The Tale of the Abandoned Pagoda in Đông Triều (東潮廢寺傳, Đông Triều phế tự lục) is a Vietnamese legend told in Truyền kỳ mạn lục by Nguyễn Dữ in the 16th century.

== In Truyền kỳ mạn lục ==
The Tale of the Abandoned Pagoda in Đông Triều is the thirteenth story of Nguyễn Dữ's Truyền kỳ mạn lục collection, published in the third volume.
In the Trần dynasty, Buddhism overgrows. Pagodas are built everywhere while nearly half of the population become monks, especially in Đông Triều District, where followers and worshipers are very devoted. However, by the times of Giản Định Đế, the country has been engulfed in the flames of war, and most pagodas are abandoned. After the war, people return to their home to rebuild, and Văn Tư Lập is appointed the head official of Đông Triều.

After a year, thefts happen regularly, but Văn Tư Lập could not stop them. As the cases become more severe, Tư Lập realizes that the thieves are not mortals, but demons. He invites many exorcists to repel the demons to no avail. The mandarin then hears that a wiseman in Kim Thành District is good at divination, so he comes to seek his advice. The wiseman tells him to go to the South from the district's left gate next morning, and look for a horseman wearing duffel cloth and carrying a leather bag. After a whole day of searching, Tư Lập finally sees such man emerging from the mountain. Although the man says he is a mere hunter, the mandarin insists to bring him back to his office. The man is treated like a god, but he feels guilty, so he sneaks out and runs away at night.

On the run, he sees three figures gathering by a lake to catch and eat fish.
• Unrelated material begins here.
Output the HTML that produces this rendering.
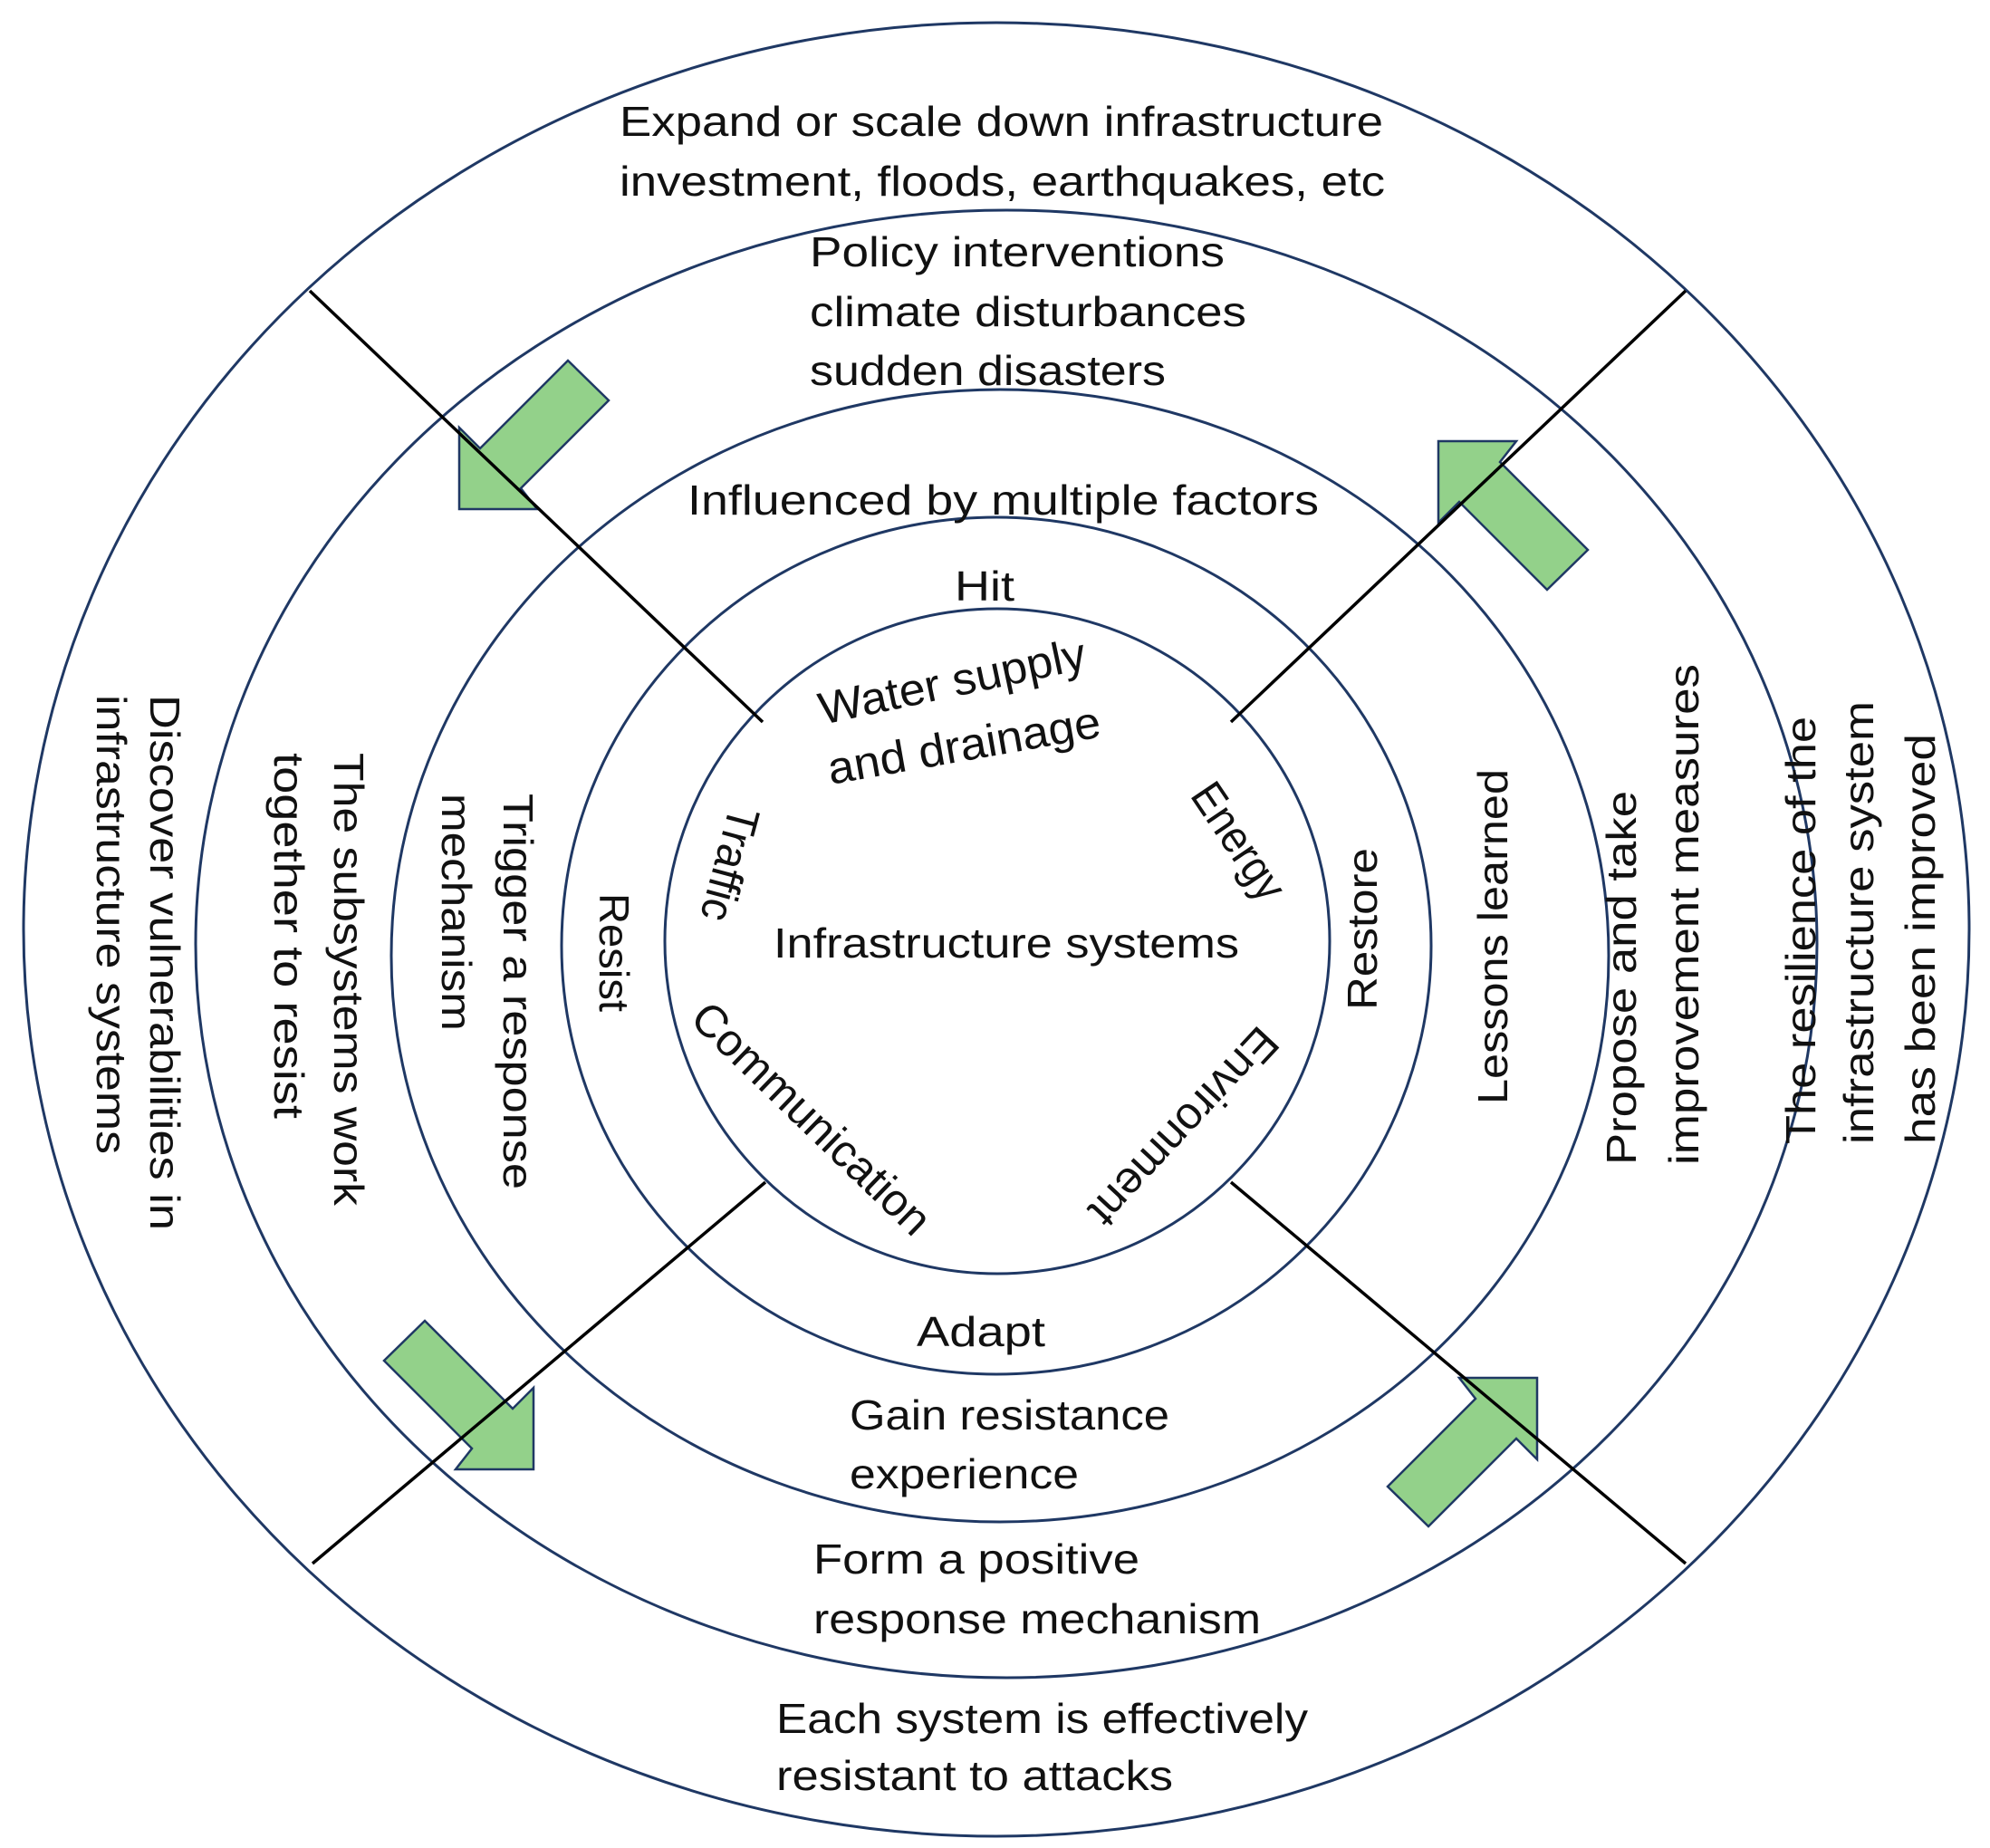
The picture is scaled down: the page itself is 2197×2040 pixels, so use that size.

Two of them complain of the vegetarian offerings they used to have, while the other one lamenting the lack of offerings to him lately. They plan to go to the sugarcane field to steal, but the man uses his bow to shoot and hit two of them, forcing the gang to flee. The man and villagers trace the wounded ones to an abandoned pagoda, where they see two crooked Dharmapala statues, each stuck with an arrow. The villagers topple the statues, which lament the betrayal of the sea god, so they come to the sea god's temple and destroy the statue there as well. The mandarin rewards the man handsomely, and no demonic activities have occurred since then.